Dans un sommaire exécutif produit par Bell Canada en mai 2004, qui est reproduit dans le jugement de la Cour, l’entreprise estimait alors que 450 000 personnes pirataient ses signaux de télévision satellite. Bell évaluait que le remplacement de toutes les cartes à puce pour ses terminaux nécessiterait un investissement de 44 millions de dollars sur deux ans, soit 26 millions de dollars en 2004 et 18 millions de dollars en 2005.
Après l’approbation finale du financement en mai 2004, l’envoi des cartes à puce de remplacement aux clients a débuté en août 2004 et le remplacement des cartes à puce a pris fin en juillet 2005.
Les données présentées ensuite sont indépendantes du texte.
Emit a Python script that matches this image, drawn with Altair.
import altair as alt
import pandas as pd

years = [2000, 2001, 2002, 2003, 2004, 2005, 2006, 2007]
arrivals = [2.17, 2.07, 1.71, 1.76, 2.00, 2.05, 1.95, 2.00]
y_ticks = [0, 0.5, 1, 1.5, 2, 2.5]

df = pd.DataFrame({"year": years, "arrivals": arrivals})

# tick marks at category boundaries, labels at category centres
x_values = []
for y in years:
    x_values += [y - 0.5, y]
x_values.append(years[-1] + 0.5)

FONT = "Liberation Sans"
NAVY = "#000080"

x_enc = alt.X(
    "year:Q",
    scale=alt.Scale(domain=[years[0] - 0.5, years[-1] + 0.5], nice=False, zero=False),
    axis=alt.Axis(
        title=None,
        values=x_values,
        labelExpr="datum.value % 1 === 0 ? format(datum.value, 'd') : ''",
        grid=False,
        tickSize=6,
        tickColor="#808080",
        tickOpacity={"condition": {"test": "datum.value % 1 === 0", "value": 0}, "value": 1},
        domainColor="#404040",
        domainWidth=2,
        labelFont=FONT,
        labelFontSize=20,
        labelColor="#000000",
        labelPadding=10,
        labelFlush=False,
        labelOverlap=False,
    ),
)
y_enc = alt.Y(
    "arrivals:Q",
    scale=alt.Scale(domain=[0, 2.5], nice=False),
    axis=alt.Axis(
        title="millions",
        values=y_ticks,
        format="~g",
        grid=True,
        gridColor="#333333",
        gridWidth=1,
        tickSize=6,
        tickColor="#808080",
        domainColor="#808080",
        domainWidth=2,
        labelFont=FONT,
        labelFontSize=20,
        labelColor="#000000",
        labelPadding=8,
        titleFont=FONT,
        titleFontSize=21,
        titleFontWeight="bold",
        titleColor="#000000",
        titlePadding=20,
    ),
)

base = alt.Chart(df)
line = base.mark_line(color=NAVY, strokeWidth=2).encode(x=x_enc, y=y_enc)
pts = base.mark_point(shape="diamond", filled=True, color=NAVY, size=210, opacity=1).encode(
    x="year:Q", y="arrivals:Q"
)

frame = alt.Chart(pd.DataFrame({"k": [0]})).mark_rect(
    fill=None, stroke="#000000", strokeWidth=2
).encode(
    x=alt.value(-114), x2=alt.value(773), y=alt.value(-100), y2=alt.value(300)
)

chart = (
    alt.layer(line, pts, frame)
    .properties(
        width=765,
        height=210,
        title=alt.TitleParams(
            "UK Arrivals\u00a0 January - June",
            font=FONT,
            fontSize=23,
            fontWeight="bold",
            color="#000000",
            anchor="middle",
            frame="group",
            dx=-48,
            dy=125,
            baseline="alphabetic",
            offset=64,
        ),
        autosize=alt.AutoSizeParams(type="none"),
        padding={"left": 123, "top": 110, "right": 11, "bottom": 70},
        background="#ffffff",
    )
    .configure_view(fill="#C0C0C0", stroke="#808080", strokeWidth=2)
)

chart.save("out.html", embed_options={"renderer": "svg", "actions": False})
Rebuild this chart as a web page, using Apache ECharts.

Le juge Silcoff a condamné Bell Canada à verser à Vidéotron 339 000 dollars pour la compensation qui couvre à la fois les périodes de piratage et d’après-piratage, en plus d’intérêt encourus depuis septembre 2005. Également, Bell devra devra dévrayer des frais de 385 998 dollars qui ont trait à la participation d’experts dans le cadre du procès, ainsi que d’autres coûts.
La somme totale, qui totalise près d’un million de dollars, est beaucoup moins élevée que les quelque 378 millions de dollars que Vidéotron demandait en guise de compensation. (Lire : Piratage de signaux satellite : Des montants disproportionnés)
Réactions divergentes
Par la voie d’un communiqué, Quebecor Média, la division du conglomérat québécois Quebecor qui chapeaute Vidéotron, a manifesté sa satisfaction face à la victoire de son entité en câblodistribution devant la Cour supérieure du Québec.
« Nous nous réjouissons que la Cour supérieure ait condamné Bell pour avoir utilisé des moyens illégaux qui ont fragilisé ses concurrents et aussi pour avoir manqué à ses obligations de protection, portant ainsi atteinte à l’intégrité du paysage audio-visuel canadien et québécois. Malheureusement, nous constatons encore une fois que, pour Bell, tous les moyens sont bons pour arriver à ses fins et s’enrichir sans égard aux règles de gouvernance et aux responsabilités sociales auxquelles doit s’assujettir une entreprise de l’envergure de Bell », déclare Pierre-Karl Péladeau, a déclaré Pierre Karl Péladeau, le président et chef de la direction de Québecor.
« Il nous apparaît inconcevable qu’une entreprise qui a bénéficié d’un monopole pendant des décennies ait pu s’engager dans des pratiques aussi condamnables et hautement préjudiciables pour l’ensemble des intervenants de l’industrie de la télévision », ajoute M. Péladeau.
Dans un courriel, une porte-parole de Bell Canada souligne que cette affaire de piratage signal par satellite remonte à une décennie. Elle rappelle que le vol de signal constituait alors un problème généralisé pour tous les fournisseurs de service de télévision par satellite.
« La Cour n’a pas conclu qu’ExpressVu avait agi de façon illégale ou avait fait preuve de mauvaise foi de quelque façon que ce soit. Cela se reflète dans le fait qu’aucun dommage punitif n’ait été accordé. En effet, la Cour a réduit de 99,85 % les dommages réclamés par notre concurrent – à 600 000 $ par rapport aux 387 millions $ (sic) demandés par TVA et Vidéotron », indique la porte-parole Marie-Éve Francoeur.
« La Cour n’a pas trouvé inappropriées les mesures prises par Bell ExpressVu pour lutter contre le piratage – elle a seulement conclue qu’une de nos mesures pour lutter contre le piratage – un programme visant à changer la carte TV de la boîte de configuration – aurait pu être fait plus rapidement », ajoute-t-elle.